Quebec reveals grand plan for northern tourism
“We have an extraordinary opportunity to produce a tourism experience of the highest calibre”
Quebec plans to spend $32 million to attract more visitors to northern Quebec.
The 10-year plan aims to make the territory north of the 49th parallel a “world-class sustainable tourism destination by 2021,” Quebec’s tourism minister Nicole Ménard said at a Nov. 23 press conference in Quebec City.
The strategy, which falls under the province’s sweeping Plan Nord, envisions opening up Nunavik and the province’s three other regions (James Bay-Eeyou Itschee, Saguenay-Lac-Saint-Jean and Côte Nord) to more eco- and adventure tourism, with a spotlight on regional and Aboriginal culture.
“We have an extraordinary opportunity to produce a tourism experience of the highest calibre,” Ménard said.
But the tourism strategy offers few details on how that product will be built up, saying only that the plan will focus primarily on infrastructure development.
That means investing in more accommodation, welcome centres, tourist products, human resources and marketing.
Quebec will spend about half of what officials estimate will be needed to implement the strategy — $70 million — the rest to come from “economic bodies” in the territory.
But the development of this new tourism destination will mean significant spinoffs for northern communities, Ménard said.
Quebec wants to see tourism generating an estimated $1.16 billion for the region by 2021.
That translates into tourists spending $140 million in northern Quebec every year.
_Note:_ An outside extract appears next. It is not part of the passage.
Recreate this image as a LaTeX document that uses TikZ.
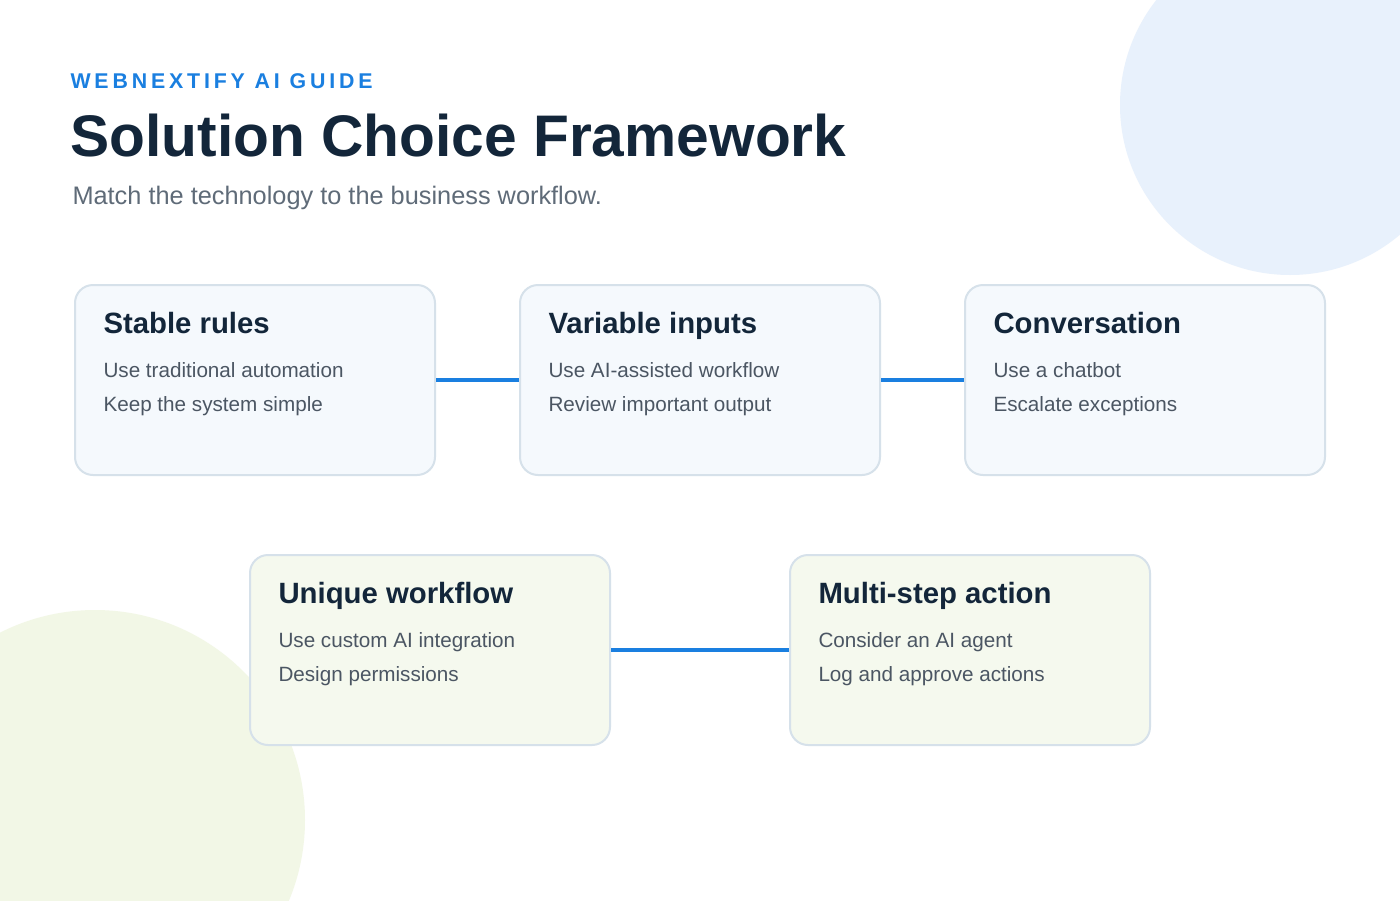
\documentclass[tikz,border=0pt]{standalone}
\usepackage{fontspec}
\setmainfont{Liberation Sans}
\definecolor{inkdark}{HTML}{13263A}
\definecolor{inkgray}{HTML}{4B5663}
\definecolor{subgray}{HTML}{5F6B78}
\definecolor{accent}{HTML}{1A7FE0}
\definecolor{bluefill}{HTML}{F5F9FD}
\definecolor{greenfill}{HTML}{F5F9EE}
\definecolor{boxline}{HTML}{D6E1EA}
\definecolor{blobblue}{HTML}{E8F1FC}
\definecolor{blobgreen}{HTML}{F2F7E6}
\tikzset{every picture/.style={line width=0.75pt}}
\tikzset{
  card/.style={draw=boxline, line width=1.5pt, rounded corners=13.5pt,
    minimum width=270pt, minimum height=142.5pt, inner sep=0pt},
  cardtitle/.style={anchor=base west, inner sep=0pt, text=inkdark,
    font=\fontsize{22}{26}\selectfont\bfseries},
  cardtext/.style={anchor=base west, inner sep=0pt, text=inkgray,
    font=\fontsize{15.5}{18}\selectfont},
  link/.style={draw=accent, line width=3pt}
}
\begin{document}
\begin{tikzpicture}[x=0.75pt,y=0.75pt,yscale=-1,xscale=1]
\useasboundingbox (0,0) rectangle (1400,900);
\fill[white] (0,0) rectangle (1400,900);

%Background blobs
\begin{scope}
\clip (0,0) rectangle (1400,900);
\fill[blobblue] (1290,105) circle (170);
\fill[blobgreen] (95,820) circle (210);
\end{scope}

% Heading
\node[anchor=base west, inner sep=0pt, text=accent] (kicker) at (70,88)
  {\fontsize{16}{19}\selectfont\bfseries\addfontfeature{LetterSpace=18}WEBNEXTIFY AI GUIDE};
\node[anchor=base west, inner sep=0pt, text=inkdark] (title) at (70,156)
  {\fontsize{44}{50}\selectfont\bfseries Solution Choice Framework};
\node[anchor=base west, inner sep=0pt, text=subgray] (subtitle) at (72,204)
  {\fontsize{19}{22}\selectfont Match the technology to the business workflow.};

% Cards
\node[card, fill=bluefill]  (stable)  at (255,380) {};
\node[card, fill=bluefill]  (variable) at (700,380) {};
\node[card, fill=bluefill]  (convo)   at (1145,380) {};
\node[card, fill=greenfill] (unique)  at (430,650) {};
\node[card, fill=greenfill] (multi)   at (970,650) {};

% Connectors
\draw[link] (stable.east) -- (variable.west);
\draw[link] (variable.east) -- (convo.west);
\draw[link] (unique.east) -- (multi.west);

% Card texts
\node[cardtitle] (stableT) at (103,333) {Stable rules};
\node[cardtext]  (stableA) at (103,377) {Use traditional automation};
\node[cardtext]  (stableB) at (103,411) {Keep the system simple};
\node[cardtitle] (variableT) at (548,333) {Variable inputs};
\node[cardtext]  (variableA) at (548,377) {Use AI-assisted workflow};
\node[cardtext]  (variableB) at (548,411) {Review important output};
\node[cardtitle] (convoT) at (993,333) {Conversation};
\node[cardtext]  (convoA) at (993,377) {Use a chatbot};
\node[cardtext]  (convoB) at (993,411) {Escalate exceptions};
\node[cardtitle] (uniqueT) at (278,603) {Unique workflow};
\node[cardtext]  (uniqueA) at (278,647) {Use custom AI integration};
\node[cardtext]  (uniqueB) at (278,681) {Design permissions};
\node[cardtitle] (multiT) at (818,603) {Multi-step action};
\node[cardtext]  (multiA) at (818,647) {Consider an AI agent};
\node[cardtext]  (multiB) at (818,681) {Log and approve actions};

\end{tikzpicture}
\end{document}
“For every $100 a tourist spends north of the 49th parallel, $80 will go to profit the Quebec economy,” she said.
When asked about the how tourists will pay the hefty price tag to travel between Montreal and Nunavik, Ménard said that is something her department will continue to focus on.
“We’re very aware of this,” she said. “It will require working with all of our regional partners.”
Quebec’s native affairs minister Geoffrey Kelley said Nunavik has already come a long way in developing its tourism product and making it more accessible to southern visitors.
“We’ve seen an incredible progress in the infrastructure development in Kuujjuaq,” he said. ‘The capacity to welcome visitors has grown significantly in recent years.”
Kelley heaped praise on Nunavik’s tourism attractions, from its wildlife to the Pingualuit crater and the Torngat mountains.
“These are things we rarely get to experience but it’s something I would recommend to anyone,” he said.
The province has also created an assistance program for regional tourism projects in northern Quebec — its details will be announced later.